SHANGHAI (Reuters) – China’s central bank said it lowered interest rates on its standing lending facility (SLF) in April, catching up with similar reductions in other liquidity tools as part of Beijing’s efforts to support the coronavirus-hit economy.
In the first-quarter monetary policy report published on Sunday, the People’s Bank of China (PBOC) said it had cut SLF rates by 30 basis points on April 10, bringing borrowing costs on overnight, seven-day and one-month loans to 3.05%, 3.2%, 3.55%, respectively.
The PBOC has been rolling out a slew of measures to backstop the economy since the coronavirus outbreak, cutting key policy rates and reducing the amount banks must hold as reserves for the dual purpose of boosting financial system liquidity and lowering financing costs.
In Sunday’s report, the PBOC said it will step up support for the economy, and dropped its long-standing vow to refrain from “flood-like” stimulus in a move that suggested authorities were prioritising growth and job creation as China struggles with its worst slump in decades.

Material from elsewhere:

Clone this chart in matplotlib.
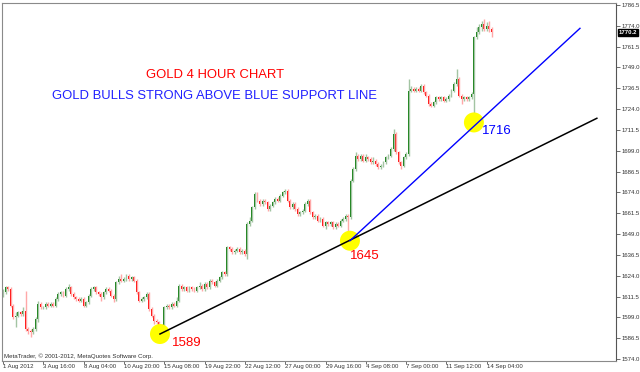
import numpy as np
import matplotlib.pyplot as plt
from matplotlib.patches import Ellipse

# 4h gold candles, 1 Aug 2012 - 14 Sep 2012
closes = [
    1614, 1617, 1616, 1606, 1599, 1600, 1602, 1601, 1603, 1592,
    1591, 1590, 1592, 1598, 1607, 1605, 1605, 1607, 1606, 1607,
    1606, 1610, 1613, 1614, 1612, 1616, 1617, 1613, 1611, 1610,
    1609, 1610, 1606, 1608, 1612, 1616, 1617, 1614, 1613, 1611,
    1614, 1616, 1615, 1612, 1610, 1620, 1622, 1621, 1622, 1624,
    1622, 1623, 1621, 1614, 1609, 1610, 1611, 1613, 1604, 1600,
    1597, 1596, 1594, 1593, 1605, 1606, 1605, 1607, 1606, 1609,
    1618, 1616, 1617, 1615, 1617, 1616, 1615, 1617, 1618, 1616,
    1619, 1617, 1621, 1620, 1618, 1621, 1623, 1626, 1625, 1641,
    1640, 1638, 1639, 1640, 1638, 1639, 1637, 1655, 1657, 1665,
    1673, 1669, 1667, 1669, 1668, 1664, 1666, 1668, 1670, 1669,
    1672, 1674, 1675, 1669, 1665, 1667, 1664, 1661, 1662, 1663,
    1667, 1669, 1662, 1659, 1660, 1657, 1658, 1654, 1656, 1655,
    1656, 1653, 1655, 1654, 1657, 1658, 1660, 1659, 1681, 1688,
    1696, 1694, 1696, 1693, 1695, 1694, 1692, 1693, 1691, 1689,
    1690, 1692, 1695, 1696, 1700, 1709, 1698, 1692, 1690, 1695,
    1697, 1735, 1736, 1735, 1736, 1735, 1738, 1734, 1732, 1727,
    1726, 1728, 1731, 1730, 1731, 1729, 1730, 1732, 1735, 1739,
    1742, 1732, 1730, 1731, 1730, 1731, 1733, 1767, 1770, 1773,
    1775, 1772, 1774, 1772, 1770.2,
]
first_open = 1612
wick_up = [
    2, 1, 1, 1, 1, 2, 1, 1, 2, 12,
    1, 1, 1, 1, 2, 1, 1, 1, 1, 1,
    1, 1, 1, 1, 1, 1, 2, 1, 1, 1,
    1, 1, 1, 1, 1, 1, 1, 1, 1, 1,
    1, 1, 1, 1, 1, 1, 2, 3, 1, 1,
    1, 1, 1, 1, 1, 1, 1, 1, 1, 1,
    1, 1, 1, 1, 1, 1, 1, 1, 1, 2,
    1, 1, 1, 1, 1, 1, 1, 1, 2, 1,
    1, 1, 1, 1, 1, 1, 1, 1, 1, 1,
    1, 1, 1, 1, 1, 1, 1, 1, 2, 1,
    1, 1, 1, 1, 1, 1, 1, 1, 1, 1,
    1, 1, 1, 1, 1, 1, 1, 1, 1, 1,
    1, 1, 1, 1, 1, 1, 1, 1, 1, 1,
    1, 1, 1, 1, 1, 1, 1, 1, 1, 1,
    2, 1, 1, 1, 2, 1, 1, 2, 1, 1,
    1, 1, 1, 1, 1, 3, 1, 1, 1, 1,
    1, 7, 2, 1, 1, 1, 1, 1, 1, 1,
    1, 1, 1, 1, 1, 1, 1, 1, 1, 1,
    6, 1, 1, 1, 1, 1, 1, 1, 3, 2,
    2, 3, 2, 3, 1,
]
wick_down = [
    1, 1, 1, 1, 1, 6, 1, 1, 1, 1,
    2, 3, 1, 1, 2, 1, 1, 1, 1, 1,
    1, 1, 1, 1, 1, 1, 1, 1, 1, 1,
    1, 1, 1, 1, 1, 1, 1, 1, 1, 2,
    1, 1, 1, 1, 2, 1, 1, 1, 1, 1,
    1, 1, 1, 1, 1, 1, 1, 1, 1, 1,
    2, 1, 5, 1, 1, 1, 1, 1, 1, 1,
    1, 1, 1, 1, 1, 1, 1, 1, 1, 1,
    1, 1, 1, 1, 1, 1, 1, 1, 1, 1,
    1, 1, 1, 1, 1, 1, 1, 3, 1, 1,
    1, 1, 1, 1, 1, 1, 1, 1, 1, 1,
    1, 1, 1, 1, 1, 1, 1, 1, 1, 1,
    1, 1, 1, 1, 1, 1, 1, 1, 2, 1,
    1, 1, 1, 1, 1, 1, 1, 14, 1, 1,
    1, 1, 1, 1, 1, 1, 1, 1, 1, 1,
    1, 1, 1, 1, 1, 1, 1, 1, 2, 1,
    1, 1, 1, 1, 1, 1, 1, 1, 1, 1,
    1, 1, 1, 1, 1, 1, 1, 1, 1, 1,
    1, 1, 3, 1, 1, 1, 1, 17, 1, 1,
    2, 1, 1, 2, 3,
]

time_labels = ['1 Aug 2012', '3 Aug 16:00', '8 Aug 04:00', '10 Aug 20:00',
               '15 Aug 08:00', '19 Aug 22:00', '22 Aug 12:00', '27 Aug 00:00',
               '29 Aug 16:00', '4 Sep 08:00', '7 Sep 00:00', '11 Sep 12:00',
               '14 Sep 04:00']
price_ticks = [1574.0, 1586.5, 1599.0, 1611.5, 1624.0, 1636.5, 1649.0, 1661.5,
               1674.0, 1686.5, 1699.0, 1711.5, 1724.0, 1736.5, 1749.0, 1761.5,
               1774.0, 1786.5]

# trend lines: (bar, price) end points
black_line = ([62.3, 235.7], [1589, 1718.5])
blue_line = ([137.7, 229.0], [1645, 1772.5])
# marked touches: bar, price, label, colour, label position (bar, price)
marks = [(62.3, 1589, '1589', 'red', (67.0, 1583.6)),
         (137.7, 1645, '1645', 'red', (137.8, 1636.0)),
         (186.9, 1716, '1716', 'blue', (190.0, 1711.0))]

closes = np.array(closes, dtype=float)
opens = np.concatenate([[first_open], closes[:-1]])
highs = np.maximum(opens, closes) + np.array(wick_up)
lows = np.minimum(opens, closes) - np.array(wick_down)
idx = np.arange(len(closes))
up = closes >= opens

plt.rcParams['font.family'] = ['Liberation Sans', 'DejaVu Sans']
fig = plt.figure(figsize=(6.4, 3.72), dpi=100)
ax = fig.add_axes([2 / 640, 11 / 372, 614 / 640, 358 / 372])

ax.vlines(idx[up], lows[up], highs[up], color='#a3c4a3', lw=1.0)
ax.vlines(idx[~up], lows[~up], highs[~up], color='#ffa8a8', lw=1.0)
body = np.maximum(np.abs(closes - opens), 0.5)
ax.bar(idx[up], body[up], bottom=np.minimum(opens, closes)[up], width=0.75,
       color='#0a7a0a', linewidth=0)
ax.bar(idx[~up], body[~up], bottom=np.minimum(opens, closes)[~up], width=0.75,
       color='#ff0000', linewidth=0)

sx = 2.52  # px per bar
sy = 1.666  # px per dollar
for bx, py, txt, col, pos in marks:
    ax.add_patch(Ellipse((bx, py), 20 / sx, 20 / sy, color='#ffff00', lw=0, zorder=3))
    ax.text(pos[0], pos[1], txt, color=col, fontsize=9.5, va='center', zorder=5)
ax.plot(*black_line, color='black', lw=1.1, zorder=4)
ax.plot(*blue_line, color='#0000ff', lw=1.0, zorder=4)

ax.text(84, 1744.5, 'GOLD 4 HOUR CHART', color='red', fontsize=9.4, ha='center', va='center')
ax.text(84, 1731.9, 'GOLD BULLS STRONG ABOVE BLUE SUPPORT LINE', color='#2020ff',
        fontsize=9.4, ha='center', va='center')
ax.text(0.2, 1575.8, 'MetaTrader, \u00a9 2001-2012, MetaQuotes Software Corp.',
        fontsize=4.4, color='#303030', va='center')

ax.set_xlim(-0.4, 243.3)
ax.set_ylim(1572.8, 1787.7)
ax.set_xticks(np.arange(len(time_labels)) * 16)
ax.set_xticklabels(time_labels, ha='left')
ax.set_yticks(price_ticks)
ax.set_yticklabels([f'{p:.1f}' for p in price_ticks])
ax.yaxis.tick_right()
ax.tick_params(axis='x', direction='out', length=2.5, width=0.6, pad=0,
               labelsize=4.3, colors='#555555', labelcolor='#333333')
ax.tick_params(axis='y', direction='out', length=3, width=0.6, pad=1,
               labelsize=4.3, colors='#555555', labelcolor='#333333')
for sp in ax.spines.values():
    sp.set_color('#8a8a8a')
    sp.set_linewidth(0.8)
ax.spines['right'].set_color('#555555')

ax.text(1.005, 1770.2, '1770.2', transform=ax.get_yaxis_transform(), fontsize=4.3,
        color='white', va='center', ha='left', fontweight='bold',
        bbox=dict(boxstyle='square,pad=0.15', fc='black', ec='black'))

fig.savefig('out.png', dpi=100)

Premier Li Keqiang told a recent cabinet meeting that the government will aims to complete issuance of another 1.0 trillion yuan local government special bonds by end-May.
The central bank has lowered one-year medium-term lending facility (MLF) loans to financial institutions
SLF loans have a shorter maturity and differs from the MLF, which the PBOC uses to manage longer-term liquidity in the banking system and guides the lending benchmark loan prime rate (LPR).
The PBOC said the SLF rate serves as the ceiling of its interest rate corridor and offers short-term liquidity support based on financial institutions’ demand, according to the report.